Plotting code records
********
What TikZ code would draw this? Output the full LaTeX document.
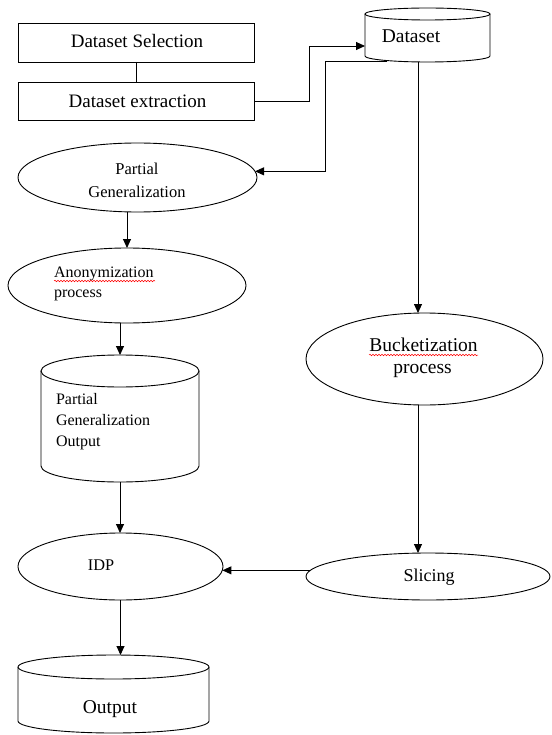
\documentclass[tikz,border=0pt]{standalone}
\usepackage{fontspec}
\setmainfont{Liberation Serif}
\usetikzlibrary{shapes.geometric,arrows.meta,calc,decorations.pathmorphing}
\newcommand\mycyl[6]{% name, x1, x2, ytop, ybottom(lowest), ry
  \node[rectangle, draw=none, inner sep=0pt, outer sep=0pt,
        minimum width={(#3-#2)*1pt}, minimum height={(#5-#4)*1pt}]
        (#1) at ({(#2+#3)/2},{(#4+#5)/2}) {};
  \draw ({(#2+#3)/2},{#4+#6}) ellipse [x radius={(#3-#2)/2*1pt}, y radius=#6pt];
  \draw (#2,{#4+#6}) -- (#2,{#5-#6})
        arc [start angle=180, end angle=360, x radius={(#3-#2)/2*1pt}, y radius=#6pt]
        -- (#3,{#4+#6});
}
\begin{document}
\begin{tikzpicture}[x=1pt,y=-1pt,
  line width=0.9pt,
  arr/.style={-{Triangle[length=9pt,width=8pt]}},
  boxnode/.style={draw, rectangle, inner sep=0pt, outer sep=0pt},
  ell/.style={draw, ellipse, inner sep=0pt, outer sep=0pt},
  lbl/.style={anchor=base, inner sep=0pt, outer sep=0pt},
  lblw/.style={anchor=base west, inner sep=0pt, outer sep=0pt},
  squig/.style={red, line width=0.5pt, decorate,
                decoration={snake, amplitude=0.8pt, segment length=3pt}}]

\useasboundingbox (0,0) rectangle (551,735);

% rectangles
\node[boxnode, minimum width=236pt, minimum height=39pt] (sel) at (136,42.5) {};
\node[boxnode, minimum width=236pt, minimum height=38pt] (ext) at (136,101) {};
\node[lbl, font=\fontsize{19}{23}\selectfont] (selt) at (137,48) {Dataset Selection};
\node[lbl, font=\fontsize{19}{23}\selectfont] (extt) at (137.5,108) {Dataset extraction};

% cylinders
\mycyl{ds}{365}{490}{8}{62}{6}
\mycyl{pgo}{41}{199}{355}{482}{16}
\mycyl{out}{18}{209}{655}{733}{12}
\node[lbl, font=\fontsize{19.5}{23}\selectfont] (dst) at (411,43) {Dataset};
\node[lblw, font=\fontsize{16}{19}\selectfont] (pgot1) at (56,404) {Partial};
\node[lblw, font=\fontsize{16}{19}\selectfont] (pgot2) at (56,425) {Generalization};
\node[lblw, font=\fontsize{16}{19}\selectfont] (pgot3) at (56,446) {Output};
\node[lbl, font=\fontsize{19.5}{23}\selectfont] (outt) at (110,713) {Output};

% ellipses
\node[ell, minimum width=239pt, minimum height=69pt] (pg) at (137.5,177.5) {};
\node[ell, minimum width=238pt, minimum height=75pt] (an) at (127,285.5) {};
\node[ell, minimum width=237pt, minimum height=92pt] (bk) at (424.5,359) {};
\node[ell, minimum width=205pt, minimum height=67pt] (idp) at (120.5,566.5) {};
\node[ell, minimum width=244pt, minimum height=47pt] (sl) at (428,576.5) {};

\node[lbl, font=\fontsize{16.5}{20}\selectfont] (pgt1) at (137,175) {Partial};
\node[lbl, font=\fontsize{16.5}{20}\selectfont] (pgt2) at (137,198) {Generalization};
\node[lblw, font=\fontsize{16}{19}\selectfont] (ant1) at (54,277) {Anonymization};
\node[lblw, font=\fontsize{16}{19}\selectfont] (ant2) at (54,297) {process};
\node[lbl, font=\fontsize{19.5}{23}\selectfont] (bkt1) at (423.5,351) {Bucketization};
\node[lbl, font=\fontsize{19.5}{23}\selectfont] (bkt2) at (422.5,373) {process};
\node[lbl, font=\fontsize{16.3}{20}\selectfont] (idpt) at (101,570) {IDP};
\node[lbl, font=\fontsize{18}{22}\selectfont] (slt) at (429,581) {Slicing};

% spell-check underlines
\draw[squig] (54,281) -- (155,281);
\draw[squig] (369,355) -- (478,355);

% connector points
\coordinate (dsin) at (365,46);
\coordinate (dsout) at (387,61);
\coordinate (dsbend) at (325,61);
\coordinate (dsbot) at (418,62);

% connectors
\draw (sel.south) -- (ext.north);
\draw[arr] (ext.east) -| ($(ext.east)!0.5!(dsin)$) |- (dsin);
\draw[arr] (dsout) -- (dsbend) |- (pg.3);
\draw[arr] (dsbot) -- (dsbot |- bk.north);
\draw[arr] (dsbot |- bk.south) -- (dsbot |- sl.north);
\draw[arr] (pg.south -| an.north) -- (an.north);
\draw[arr] (an.south -| pgo.north) -- (pgo.north);
\draw[arr] (pgo.south) -- (pgo.south |- idp.north);
\draw[arr] (idp.south) -- (idp.south |- out.north);
\draw[arr] (sl.177.4) -- (sl.177.4 -| idp.-2.5);
\end{tikzpicture}
\end{document}
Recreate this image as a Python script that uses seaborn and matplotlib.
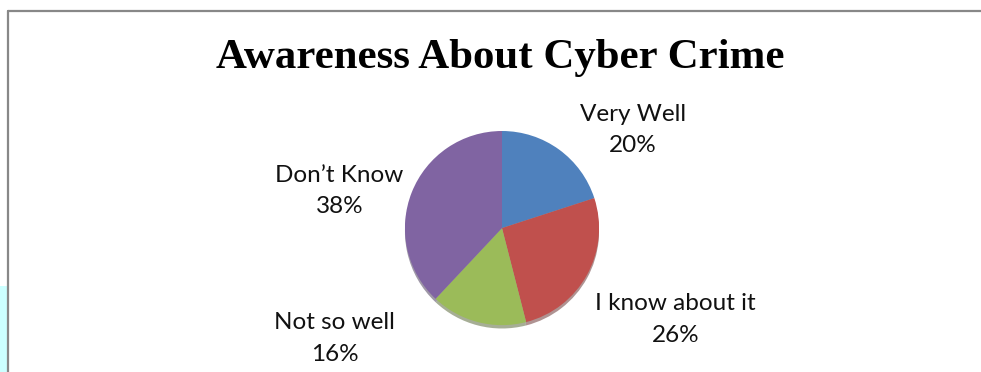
********
Pick out each line containing "Output" and report it.

What TikZ code would draw this? Output the full LaTeX document.
\node[lblw, font=\fontsize{16}{19}\selectfont] (pgot3) at (56,446) {Output};
\node[lbl, font=\fontsize{19.5}{23}\selectfont] (outt) at (110,713) {Output};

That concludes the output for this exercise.